A family of University of North Carolina at Chapel Hill alumni has made an $18 million gift to the school’s College of Arts & Sciences to more than double the size of its nationally recognized undergraduate entrepreneurship program, officials said Tuesday.

The pledge from the Shuford family of Hickory is the largest single one-time gift by a living individual or family to the college, officials said. It will be used to fund three more entrepreneurs-in-residence and up to four faculty fellows, and will create up to 70 student internships at entrepreneurial firms worldwide and a lecture series on innovation and entrepreneurship.

UNC-Chapel Hill’s minor in entrepreneurship will be named the Shuford Program in Entrepreneurship in the family’s honor.
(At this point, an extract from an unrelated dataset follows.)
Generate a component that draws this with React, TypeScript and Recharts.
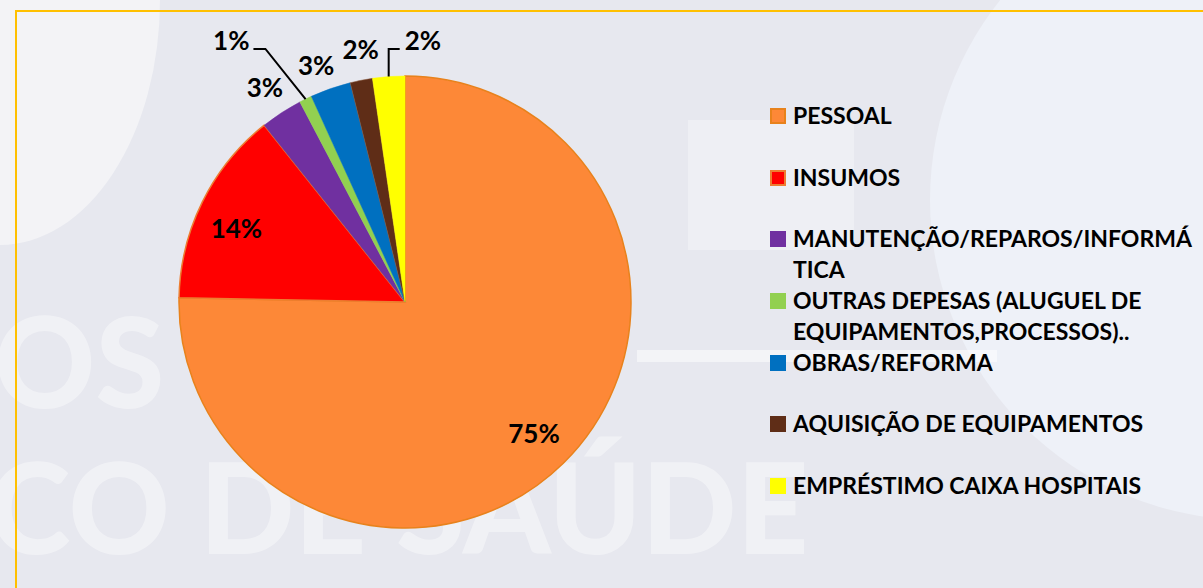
import React from 'react';
import { PieChart, Pie, Cell } from 'recharts';

const categories = [
  'PESSOAL',
  'INSUMOS',
  'MANUTENÇÃO/REPAROS/INFORMÁTICA',
  'OUTRAS DEPESAS (ALUGUEL DE EQUIPAMENTOS,PROCESSOS)..',
  'OBRAS/REFORMA',
  'AQUISIÇÃO DE EQUIPAMENTOS',
  'EMPRÉSTIMO CAIXA HOSPITAIS',
];

// share of the budget, in percent
const shares = [75.3, 14.0, 3.0, 0.9, 2.9, 1.6, 2.3];

// how the legend text wraps in the original
const legendLines = [
  ['PESSOAL'],
  ['INSUMOS'],
  ['MANUTENÇÃO/REPAROS/INFORMÁ', 'TICA'],
  ['OUTRAS DEPESAS (ALUGUEL DE', 'EQUIPAMENTOS,PROCESSOS)..'],
  ['OBRAS/REFORMA'],
  ['AQUISIÇÃO DE EQUIPAMENTOS'],
  ['EMPRÉSTIMO CAIXA HOSPITAIS'],
];

const fills = ['#fd8837', '#ff0000', '#7030a0', '#92d050', '#0070c0', '#5f2d17', '#ffff00'];
const strokes = ['#e8821c', '#ed7d31', '#7030a0', '#92d050', '#0070c0', '#8a5a3e', '#ffff00'];

const data = categories.map((name, i) => ({ name, value: shares[i] }));

const FONT = 'Lato, "Open Sans", sans-serif';
const RAD = Math.PI / 180;

function renderLabel(props: any) {
  const { cx, cy, midAngle, outerRadius, percent, index } = props;
  const text = `${Math.round(percent * 100)}%`;
  const style = { fontFamily: FONT, fontWeight: 700, fontSize: 26, fill: '#000' };
  const cos = Math.cos(-midAngle * RAD);
  const sin = Math.sin(-midAngle * RAD);

  // slices with a leader line (1% and the yellow 2%)
  if (index === 3 || index === 6) {
    const sx = cx + outerRadius * cos;
    const sy = cy + outerRadius * sin;
    const ey = cy - outerRadius * 1.12;
    if (index === 3) {
      const ex = sx - (sy - ey) * 0.8;
      return (
        <g>
          <polyline points={`${sx},${sy} ${ex},${ey} ${ex - 12},${ey}`} fill="none" stroke="#000" strokeWidth={2} />
          <text x={ex - 16} y={ey - 9} textAnchor="end" dominantBaseline="central" style={style}>{text}</text>
        </g>
      );
    }
    return (
      <g>
        <polyline points={`${sx},${sy} ${sx},${ey} ${sx + 11},${ey}`} fill="none" stroke="#000" strokeWidth={2} />
        <text x={sx + 16} y={ey - 9} textAnchor="start" dominantBaseline="central" style={style}>{text}</text>
      </g>
    );
  }

  // small nudges so neighbouring outside labels don't collide
  const tilt = index === 1 ? 2.5 : index === 4 ? 1.3 : index === 5 ? -1.2 : 0;
  const r = index <= 1 ? outerRadius * 0.815 : outerRadius * (index === 4 ? 1.12 : 1.135);
  const a = -(midAngle + tilt) * RAD;
  return (
    <text x={cx + r * Math.cos(a)} y={cy + r * Math.sin(a)} textAnchor="middle" dominantBaseline="central" style={style}>
      {text}
    </text>
  );
}

function LegendBox() {
  return (
    <div
      style={{
        position: 'absolute',
        left: 770,
        top: 100,
        width: 430,
        fontFamily: FONT,
        fontWeight: 700,
        fontSize: 23,
        color: '#000',
      }}
    >
      {legendLines.map((lines, i) => (
        <div key={categories[i]} style={{ position: 'relative', height: 61.7, paddingLeft: 23 }}>
          <div
            style={{
              position: 'absolute',
              left: 0,
              top: 8,
              width: 16,
              height: 16,
              boxSizing: 'border-box',
              background: fills[i],
              border: i <= 1 ? `2px solid ${strokes[i]}` : 'none',
            }}
          />
          {lines.map((l) => (
            <div key={l} style={{ lineHeight: '31px', whiteSpace: 'nowrap' }}>{l}</div>
          ))}
        </div>
      ))}
    </div>
  );
}

function Backdrop() {
  const abs: React.CSSProperties = { position: 'absolute', pointerEvents: 'none' };
  const mark: React.CSSProperties = {
    ...abs,
    fontFamily: FONT,
    fontWeight: 900,
    fontSize: 125,
    lineHeight: 1,
    color: 'rgba(255,255,255,0.4)',
    whiteSpace: 'nowrap',
  };
  return (
    <>
      <div style={{ ...abs, left: -160, top: -245, width: 320, height: 490, borderRadius: '50%', background: '#f3f3f6' }} />
      <div style={{ ...abs, left: 930, top: -120, width: 640, height: 640, borderRadius: '50%', background: '#eef1f8' }} />
      <div style={{ ...abs, left: 688, top: 120, width: 166, height: 130, background: 'rgba(255,255,255,0.3)' }} />
      <div style={{ ...abs, left: 637, top: 350, width: 360, height: 12, background: 'rgba(255,255,255,0.5)' }} />
      <div style={{ ...mark, left: -6, top: 298 }}>OS</div>
      <div style={{ ...mark, left: -12, top: 444 }}>CO DE SAÚDE</div>
      <div style={{ ...abs, left: 15, top: 10, width: 1300, height: 700, border: '2px solid #ffc000' }} />
    </>
  );
}

export default function App() {
  return (
    <div
      style={{
        position: 'absolute',
        left: 0,
        top: 0,
        width: 1203,
        height: 588,
        overflow: 'hidden',
        background: '#e7e8ef',
      }}
    >
      <Backdrop />
      <div style={{ position: 'absolute', left: 0, top: 0 }}>
        <PieChart width={1203} height={588} margin={{ top: 0, right: 0, bottom: 0, left: 0 }}>
          <Pie
            data={data}
            dataKey="value"
            nameKey="name"
            cx={405}
            cy={302}
            outerRadius={226}
            startAngle={90}
            endAngle={-270}
            label={renderLabel}
            labelLine={false}
            isAnimationActive={false}
          >
            {data.map((d, i) => (
              <Cell key={d.name} fill={fills[i]} stroke={strokes[i]} strokeWidth={i <= 1 ? 1.5 : 0.5} />
            ))}
          </Pie>
        </PieChart>
      </div>
      <LegendBox />
    </div>
  );
}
“This is an extraordinary gift for our University. We are so grateful to the Shuford family for making possible a major expansion of what is a core pillar of Carolina’s strategic vision for the next decade,” Chancellor Carol Folt said in a statement. “The new Shuford Program in Entrepreneurship expands our efforts in innovation and entrepreneurship across the College and provides many new interdisciplinary, immersive and experiential learning opportunities for Carolina’s bright students.”

The Shufords are a fifth-generation UNC-Chapel Hill family. Abel Alexander Shuford Jr. was a member of the class of 1900. His great-grandchildren, siblings Jim Shuford and Stephen Shuford, of Charlotte, and Dorothy Shuford Lanier, of Bedford, N.Y., are also alumni and made the gift.

“I think entrepreneurship is a big part of the future of work,” Jim Shuford. who received his undergraduate degree from UNC-Chapel Hill in 1988 and an MBA in 1992, said in a statement. “The skills of entrepreneurial thinking and problem-solving are a natural fit for the liberal arts.

“An entrepreneurial education will give Carolina undergraduates a leg up to find a job, start a company, grow a business or be a productive member of any organization or enterprise,” he said.

Created in 2004, the minor in entrepreneurship was the signature program of the Carolina Entrepreneurial Initiative, established with a $3.5 million grant from the Ewing Marion Kauffman Foundation. More than 800 students have graduated from UNC-Chapel Hill with a minor in entrepreneurship, and more than 250 students are enrolled in the program.

“The Shuford family’s gift for entrepreneurship is a game-changer,” Kevin Guskiewicz, dean of the College of Arts & Sciences, said in a statement. “The Shuford Program in Entrepreneurship at Carolina is unique to any entrepreneurship program in the country because, rather than teaching only business students how to become more entrepreneurial, it also teaches students of music and art, physics, anthropology, exercise and sport science, sociology and many other disciplines how to work collaboratively with an entrepreneurial mindset.”

Students pursuing the minor follow one of nine tracks – artistic, commercial, computer science, design, media, scientific, social, sport or public health – and must complete an internship.

In March, The Princeton Review ranked UNC-Chapel Hill’s undergraduate entrepreneurship programs 14th in the nation. The ranking also includes entrepreneurial offerings at the Kenan-Flagler Business School.